Maroc Telecom (Maroc) would invest 10 billion Moroccan dirhams ($1.2 billion) to upgrade the country’s broadband network, Morocco’s biggest telecoms company said on Wednesday.

Maroc, which is 53 percent owned by French conglomerate Vivendi SA and 30 percent owned by the Moroccan government, said it would invest this money between 2013 and 2015 financial years.

The company will also invest 4 billion dirhams ($477 million) in other African countries where it has operations. These countries include Mauritania, Burkina Faso, Gabon and Mali over the same period.

Maroc Telecom had already invested 25 billion dirhams ($3 billion) in Morocco, it said in a statement to the French securities exchange.

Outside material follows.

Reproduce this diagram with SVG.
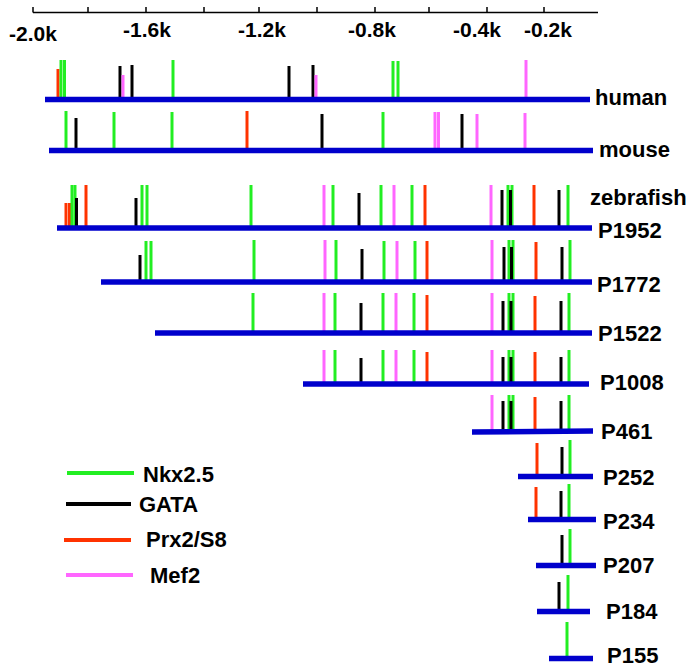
<svg xmlns="http://www.w3.org/2000/svg" width="700" height="670" viewBox="0 0 700 670">
<style>
text{font-family:"Liberation Sans",Arial,sans-serif;font-weight:bold;font-size:22px;fill:#000}
.ax{font-size:21px;text-anchor:middle}
.axis{stroke:#000;stroke-width:1.5;fill:none}
.bar{stroke:#0000cc;stroke-width:5.5}
.g{stroke:#22ee22;stroke-width:3}
.k{stroke:#000;stroke-width:3}
.r{stroke:#ff3300;stroke-width:3}
.p{stroke:#ff66ff;stroke-width:3}
.lg{stroke-width:4}
</style>
<rect width="700" height="670" fill="#fff"/>
<g id="axis">
<path class="axis" d="M33 12.5H598M33 7V12.5M88 7V12.5M146 7V12.5M204 7V12.5M259 7V12.5M317 7V12.5M375 7V12.5M429 7V12.5M487 7V12.5M544 7V12.5"/>
<text class="ax" x="33" y="41">-2.0k</text>
<text class="ax" x="147" y="37">-1.6k</text>
<text class="ax" x="262" y="37">-1.2k</text>
<text class="ax" x="372" y="37">-0.8k</text>
<text class="ax" x="477" y="37">-0.4k</text>
<text class="ax" x="548" y="37">-0.2k</text>
</g>
<g id="human">
<line class="r" x1="58" y1="69" x2="58" y2="99"/>
<line class="g" x1="61" y1="60" x2="61" y2="99"/>
<line class="g" x1="64.5" y1="60" x2="64.5" y2="99"/>
<line class="k" x1="120" y1="66" x2="120" y2="101"/>
<line class="p" x1="123" y1="75" x2="123" y2="99"/>
<line class="k" x1="132" y1="65" x2="132" y2="102"/>
<line class="g" x1="173" y1="60" x2="173" y2="99"/>
<line class="k" x1="289" y1="66" x2="289" y2="99"/>
<line class="k" x1="313" y1="65" x2="313" y2="99"/>
<line class="p" x1="316" y1="75" x2="316" y2="99"/>
<line class="g" x1="393" y1="61" x2="393" y2="99"/>
<line class="g" x1="398" y1="61" x2="398" y2="99"/>
<line class="p" x1="526" y1="60" x2="526" y2="99"/>
<line class="bar" x1="45" y1="99.5" x2="590" y2="99.5"/>
<text x="595" y="105">human</text>
</g>
<g id="mouse">
<line class="g" x1="66" y1="111" x2="66" y2="150"/>
<line class="k" x1="76" y1="118" x2="76" y2="153"/>
<line class="g" x1="114" y1="112" x2="114" y2="150"/>
<line class="g" x1="172" y1="112" x2="172" y2="150"/>
<line class="r" x1="247" y1="111" x2="247" y2="150"/>
<line class="k" x1="322" y1="114" x2="322" y2="150"/>
<line class="g" x1="383" y1="112" x2="383" y2="150"/>
<line class="p" x1="435" y1="112" x2="435" y2="150"/>
<line class="p" x1="438.5" y1="112" x2="438.5" y2="150"/>
<line class="k" x1="462" y1="114" x2="462" y2="150"/>
<line class="p" x1="477" y1="114" x2="477" y2="151"/>
<line class="p" x1="525" y1="113" x2="525" y2="150"/>
<line class="bar" x1="49" y1="150.5" x2="593" y2="150.5"/>
<text x="599" y="157">mouse</text>
</g>
<g id="P1952">
<line class="r" x1="66" y1="203" x2="66" y2="228"/>
<line class="r" x1="69.5" y1="203" x2="69.5" y2="228"/>
<line class="g" x1="72" y1="185" x2="72" y2="228"/>
<line class="g" x1="75" y1="185" x2="75" y2="228"/>
<line class="k" x1="76.5" y1="198" x2="76.5" y2="228"/>
<line class="r" x1="86" y1="185" x2="86" y2="228"/>
<line class="k" x1="136" y1="198" x2="136" y2="228"/>
<line class="g" x1="142" y1="185" x2="142" y2="228"/>
<line class="g" x1="147" y1="185" x2="147" y2="228"/>
<line class="g" x1="251" y1="185" x2="251" y2="228"/>
<line class="p" x1="324" y1="185" x2="324" y2="228"/>
<line class="g" x1="333" y1="185" x2="333" y2="228"/>
<line class="k" x1="359" y1="193" x2="359" y2="228"/>
<line class="g" x1="381" y1="185" x2="381" y2="228"/>
<line class="p" x1="394" y1="185" x2="394" y2="228"/>
<line class="g" x1="412" y1="185" x2="412" y2="228"/>
<line class="r" x1="425" y1="185" x2="425" y2="228"/>
<line class="p" x1="491" y1="185" x2="491" y2="228"/>
<line class="k" x1="502" y1="190" x2="502" y2="228"/>
<line class="g" x1="508" y1="185" x2="508" y2="228"/>
<line class="g" x1="512" y1="185" x2="512" y2="228"/>
<line class="k" x1="510.5" y1="190" x2="510.5" y2="228"/>
<line class="r" x1="534" y1="185" x2="534" y2="228"/>
<line class="k" x1="559" y1="190" x2="559" y2="228"/>
<line class="g" x1="568" y1="185" x2="568" y2="228"/>
<line class="bar" x1="57" y1="228" x2="592" y2="228"/>
<text x="590" y="205">zebrafish</text>
<text x="598" y="238">P1952</text>
</g>
<g id="P1772">
<line class="k" x1="140" y1="255" x2="140" y2="282"/>
<line class="g" x1="146" y1="241" x2="146" y2="282"/>
<line class="g" x1="151" y1="241" x2="151" y2="282"/>
<line class="g" x1="254" y1="240" x2="254" y2="282"/>
<line class="p" x1="325" y1="240" x2="325" y2="282"/>
<line class="g" x1="336" y1="240" x2="336" y2="282"/>
<line class="k" x1="362" y1="249" x2="362" y2="282"/>
<line class="g" x1="384" y1="241" x2="384" y2="282"/>
<line class="p" x1="397" y1="241" x2="397" y2="282"/>
<line class="g" x1="415" y1="241" x2="415" y2="282"/>
<line class="r" x1="427" y1="241" x2="427" y2="282"/>
<line class="p" x1="492" y1="240" x2="492" y2="282"/>
<line class="k" x1="504" y1="247" x2="504" y2="282"/>
<line class="g" x1="509" y1="240" x2="509" y2="282"/>
<line class="g" x1="513" y1="240" x2="513" y2="282"/>
<line class="k" x1="511.5" y1="247" x2="511.5" y2="282"/>
<line class="r" x1="536" y1="242" x2="536" y2="282"/>
<line class="k" x1="562" y1="247" x2="562" y2="282"/>
<line class="g" x1="570" y1="240" x2="570" y2="282"/>
<line class="bar" x1="101" y1="282" x2="592" y2="282"/>
<text x="597" y="292">P1772</text>
</g>
<g id="P1522">
<line class="g" x1="253" y1="293" x2="253" y2="333"/>
<line class="p" x1="324" y1="293" x2="324" y2="333"/>
<line class="g" x1="335" y1="293" x2="335" y2="333"/>
<line class="k" x1="361" y1="303" x2="361" y2="333"/>
<line class="g" x1="383" y1="293" x2="383" y2="333"/>
<line class="p" x1="396" y1="293" x2="396" y2="333"/>
<line class="g" x1="414" y1="293" x2="414" y2="333"/>
<line class="r" x1="427" y1="295" x2="427" y2="333"/>
<line class="p" x1="492" y1="293" x2="492" y2="333"/>
<line class="k" x1="503" y1="301" x2="503" y2="333"/>
<line class="g" x1="509" y1="293" x2="509" y2="333"/>
<line class="g" x1="513" y1="293" x2="513" y2="333"/>
<line class="k" x1="511" y1="301" x2="511" y2="333"/>
<line class="r" x1="535" y1="296" x2="535" y2="333"/>
<line class="k" x1="561" y1="301" x2="561" y2="333"/>
<line class="g" x1="569" y1="293" x2="569" y2="333"/>
<line class="bar" x1="155" y1="333" x2="592" y2="333"/>
<text x="598" y="341">P1522</text>
</g>
<g id="P1008">
<line class="p" x1="324" y1="350" x2="324" y2="384"/>
<line class="g" x1="335" y1="350" x2="335" y2="384"/>
<line class="k" x1="361" y1="358" x2="361" y2="384"/>
<line class="g" x1="383" y1="350" x2="383" y2="384"/>
<line class="p" x1="396" y1="350" x2="396" y2="384"/>
<line class="g" x1="414" y1="350" x2="414" y2="384"/>
<line class="r" x1="427" y1="352" x2="427" y2="384"/>
<line class="p" x1="492" y1="350" x2="492" y2="384"/>
<line class="k" x1="503" y1="357" x2="503" y2="384"/>
<line class="g" x1="509" y1="350" x2="509" y2="384"/>
<line class="g" x1="513" y1="350" x2="513" y2="384"/>
<line class="k" x1="511" y1="357" x2="511" y2="384"/>
<line class="r" x1="535" y1="352" x2="535" y2="384"/>
<line class="k" x1="561" y1="357" x2="561" y2="384"/>
<line class="g" x1="569" y1="350" x2="569" y2="384"/>
<line class="bar" x1="303" y1="384" x2="589" y2="384"/>
<text x="600" y="390">P1008</text>
</g>
<g id="P461">
<line class="p" x1="492" y1="395" x2="492" y2="431"/>
<line class="k" x1="503" y1="401" x2="503" y2="431"/>
<line class="g" x1="509" y1="395" x2="509" y2="431"/>
<line class="g" x1="513" y1="395" x2="513" y2="431"/>
<line class="k" x1="511" y1="401" x2="511" y2="431"/>
<line class="r" x1="535" y1="397" x2="535" y2="431"/>
<line class="k" x1="561" y1="401" x2="561" y2="431"/>
<line class="g" x1="569" y1="395" x2="569" y2="431"/>
<line class="bar" x1="472" y1="432" x2="593" y2="431"/>
<text x="601" y="439">P461</text>
</g>
<g id="P252">
<line class="r" x1="537" y1="443" x2="537" y2="476"/>
<line class="k" x1="562" y1="447" x2="562" y2="476"/>
<line class="g" x1="570" y1="440" x2="570" y2="476"/>
<line class="bar" x1="518" y1="476.5" x2="593" y2="476.5"/>
<text x="603" y="485">P252</text>
</g>
<g id="P234">
<line class="r" x1="536" y1="487" x2="536" y2="519"/>
<line class="k" x1="561" y1="491" x2="561" y2="519"/>
<line class="g" x1="569" y1="484" x2="569" y2="519"/>
<line class="bar" x1="528" y1="519.5" x2="596" y2="519.5"/>
<text x="603" y="529">P234</text>
</g>
<g id="P207">
<line class="k" x1="562" y1="535" x2="562" y2="565"/>
<line class="g" x1="570" y1="529" x2="570" y2="565"/>
<line class="bar" x1="536" y1="565.5" x2="596" y2="565.5"/>
<text x="603" y="573">P207</text>
</g>
<g id="P184">
<line class="k" x1="559" y1="582" x2="559" y2="611"/>
<line class="g" x1="568" y1="575" x2="568" y2="611"/>
<line class="bar" x1="537" y1="611.5" x2="590" y2="611.5"/>
<text x="606" y="619">P184</text>
</g>
<g id="P155">
<line class="g" x1="567" y1="622" x2="567" y2="658"/>
<line class="bar" x1="549" y1="658.5" x2="593" y2="658.5"/>
<text x="607" y="663">P155</text>
</g>
<g id="legend">
<line class="g lg" x1="67" y1="473" x2="134" y2="473"/>
<text x="143" y="482">Nkx2.5</text>
<line class="k lg" x1="66" y1="504" x2="131" y2="504"/>
<text x="139" y="512">GATA</text>
<line class="r lg" x1="64" y1="540" x2="131" y2="540"/>
<text x="146" y="547">Prx2/S8</text>
<line class="p lg" x1="66" y1="575" x2="133" y2="575"/>
<text x="150" y="583">Mef2</text>
</g>
</svg>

The company made this announcement at the time when Etisalat ETEL.AD, the United Arab Emirates’ largest telecommunications operator, said it is interested in buying Vivendi’s 53 percent stake in Morocco’s Maroc Telecom.

Reuters on Thursday reported that the former monopoly had submitted a “preliminary expression of interest” for the stake, valued at around $5.8 billion at the current market price, citing a statement to the Abu Dhabi bourse.

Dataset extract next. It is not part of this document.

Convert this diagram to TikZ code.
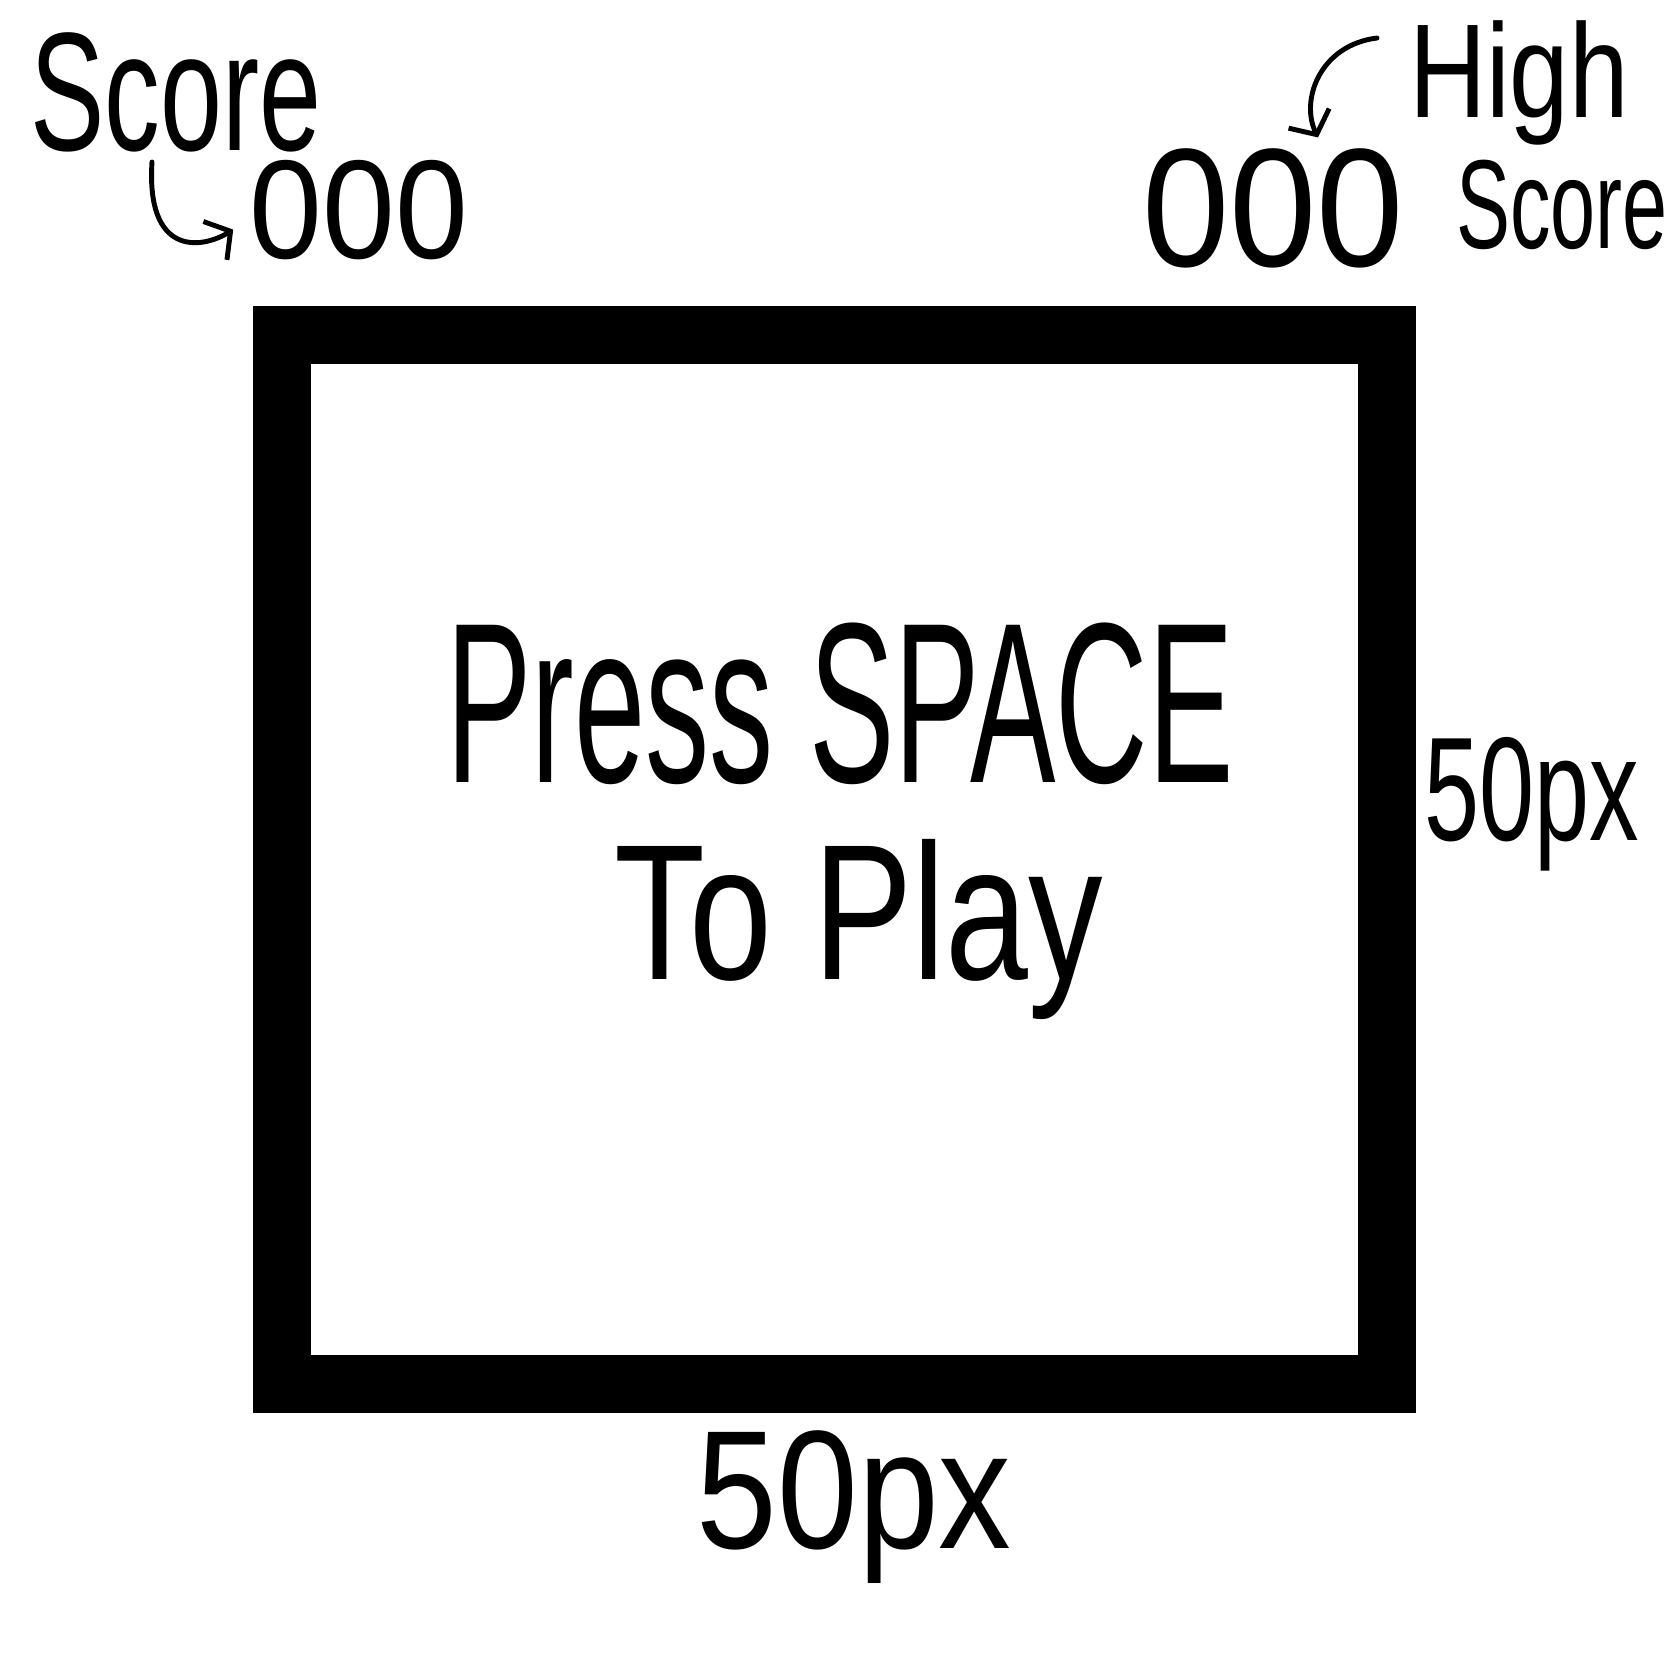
\documentclass[tikz,border=0pt]{standalone}
\usepackage{fontspec}
\setmainfont{Liberation Sans}
\usepackage{tikz}
\usetikzlibrary{arrows.meta,positioning,calc}
\tikzset{
  hand/.style={inner sep=0pt, text=black, anchor=base},
  hook/.style={line width=1.4pt, line cap=round, -{Straight Barb[length=0.18cm, width=0.45cm]}}
}

\begin{document}
\begin{tikzpicture}[x=0.01cm, y=-0.01cm]
  \useasboundingbox (0,0) rectangle (1668,1668);
  % play field border
  \draw[black, line width=5.8mm] (282,335) rectangle (1387,1384);
  % score, top left
  \node[hand, xscale=0.66, font=\fontsize{48}{52}\selectfont] (scoreL) at (176,150) {Score};
  \node[hand, xscale=0.93, font=\fontsize{40}{44}\selectfont] (zeroL) at (359,258) {000};
  % high score, top right
  \node[hand, xscale=0.8, font=\fontsize{38}{42}\selectfont] (highR) at (1519,117) {High};
  \node[hand, xscale=0.93, font=\fontsize{48}{52}\selectfont] (zeroR) at (1273,266) {000};
  \node[hand, xscale=0.64, font=\fontsize{36}{40}\selectfont] (scoreR) at (1562,248) {Score};
  % hook arrows to the counters
  \coordinate (hookL) at (152,162);
  \coordinate (hookR) at (1377,38);
  \draw[hook] (hookL) .. controls (146,255) and (200,250) .. ([xshift=-0.16cm, yshift=-0.2cm]zeroL.west);
  \draw[hook] (hookR) .. controls (1320,45) and (1300,100) .. ([xshift=0.45cm, yshift=0.1cm]zeroR.north);
  % start message
  \node[hand, xscale=0.56, font=\fontsize{65}{70}\selectfont] (press) at (840,782) {Press SPACE};
  \node[hand, xscale=0.77, font=\fontsize{55}{60}\selectfont] (play) at (859,979) {To Play};
  % sizes
  \node[hand, xscale=0.67, font=\fontsize{42}{46}\selectfont] (sizeR) at (1532,840) {50px};
  \node[hand, xscale=0.86, font=\fontsize{48}{52}\selectfont] (sizeB) at (854,1548) {50px};
\end{tikzpicture}
\end{document}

French conglomerate Vivendi is exploring selling several assets as part of an on-going strategic review intended to pay down debt, boost a flagging share price and reduce the group’s exposure to capital-intensive telecom businesses.

Maroc Telecom, in which Vivendi first bought a stake in 2001, offers fixed-line, mobile and internet services in the kingdom, and is also one of Africa’s main telecom operators.

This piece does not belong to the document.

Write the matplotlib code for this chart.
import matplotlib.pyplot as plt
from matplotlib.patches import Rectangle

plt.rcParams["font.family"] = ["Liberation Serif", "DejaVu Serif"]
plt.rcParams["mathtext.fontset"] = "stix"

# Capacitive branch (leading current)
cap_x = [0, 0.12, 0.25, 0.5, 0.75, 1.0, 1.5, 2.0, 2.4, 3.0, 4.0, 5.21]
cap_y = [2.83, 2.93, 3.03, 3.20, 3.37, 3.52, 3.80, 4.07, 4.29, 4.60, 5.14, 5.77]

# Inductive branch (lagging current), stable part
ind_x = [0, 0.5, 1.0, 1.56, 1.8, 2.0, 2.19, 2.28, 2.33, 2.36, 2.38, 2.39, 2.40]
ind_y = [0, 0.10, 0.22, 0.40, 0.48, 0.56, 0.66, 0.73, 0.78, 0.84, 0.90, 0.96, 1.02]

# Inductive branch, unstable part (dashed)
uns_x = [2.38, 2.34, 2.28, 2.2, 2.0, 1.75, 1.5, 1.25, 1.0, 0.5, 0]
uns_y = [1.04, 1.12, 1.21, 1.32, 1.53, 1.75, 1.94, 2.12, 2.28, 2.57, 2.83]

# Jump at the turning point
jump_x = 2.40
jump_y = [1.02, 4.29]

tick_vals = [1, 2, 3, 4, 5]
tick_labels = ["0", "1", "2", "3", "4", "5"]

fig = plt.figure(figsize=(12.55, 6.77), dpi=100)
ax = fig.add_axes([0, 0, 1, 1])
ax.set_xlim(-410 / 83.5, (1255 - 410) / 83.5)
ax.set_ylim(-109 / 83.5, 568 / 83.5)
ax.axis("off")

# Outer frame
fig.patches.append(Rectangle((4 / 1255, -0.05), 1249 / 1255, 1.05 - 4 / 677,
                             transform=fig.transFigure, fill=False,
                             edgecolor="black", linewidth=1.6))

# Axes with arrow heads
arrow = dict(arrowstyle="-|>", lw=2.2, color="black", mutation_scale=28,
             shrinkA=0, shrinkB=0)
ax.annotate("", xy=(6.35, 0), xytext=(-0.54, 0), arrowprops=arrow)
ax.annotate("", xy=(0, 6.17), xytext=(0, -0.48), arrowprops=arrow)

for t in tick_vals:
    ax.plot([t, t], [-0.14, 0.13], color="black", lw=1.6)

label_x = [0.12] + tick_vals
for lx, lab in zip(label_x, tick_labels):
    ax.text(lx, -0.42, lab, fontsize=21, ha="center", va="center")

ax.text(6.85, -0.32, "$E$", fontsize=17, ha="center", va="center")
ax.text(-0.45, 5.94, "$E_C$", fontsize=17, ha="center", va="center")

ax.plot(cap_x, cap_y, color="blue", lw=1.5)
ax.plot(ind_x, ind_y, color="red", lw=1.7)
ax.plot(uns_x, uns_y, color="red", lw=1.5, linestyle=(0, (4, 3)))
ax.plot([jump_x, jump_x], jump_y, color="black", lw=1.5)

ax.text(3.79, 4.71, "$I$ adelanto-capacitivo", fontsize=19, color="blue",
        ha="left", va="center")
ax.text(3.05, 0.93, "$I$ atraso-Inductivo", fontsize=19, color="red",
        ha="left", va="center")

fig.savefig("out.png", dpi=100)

Qatar Telecom QTEL.QA, the state-owned operator, has hired J.P. Morgan Chase to advise it on a potential bid for the stake, sources told Reuters.

South Korea’s KT Corp is also said to be considering a bid for the unit, which Vivendi hopes will fetch 5.5 billion euros ($7.31 billion), two people familiar with the matter said last month.

Should Etisalat succeed in buying the Maroc Telecom stake it would mark a return to foreign acquisitions for the former monopoly, which spent about $12.6 billion between 2004 and 2009 buying companies, licences and other investments abroad.

These investments have done little to reduce Etisalat’s reliance on its domestic market, which provided about 74 percent of revenue in 2011 and more than 90 percent of net profits, despite being home to less than 10 percent of the company’s subscribers.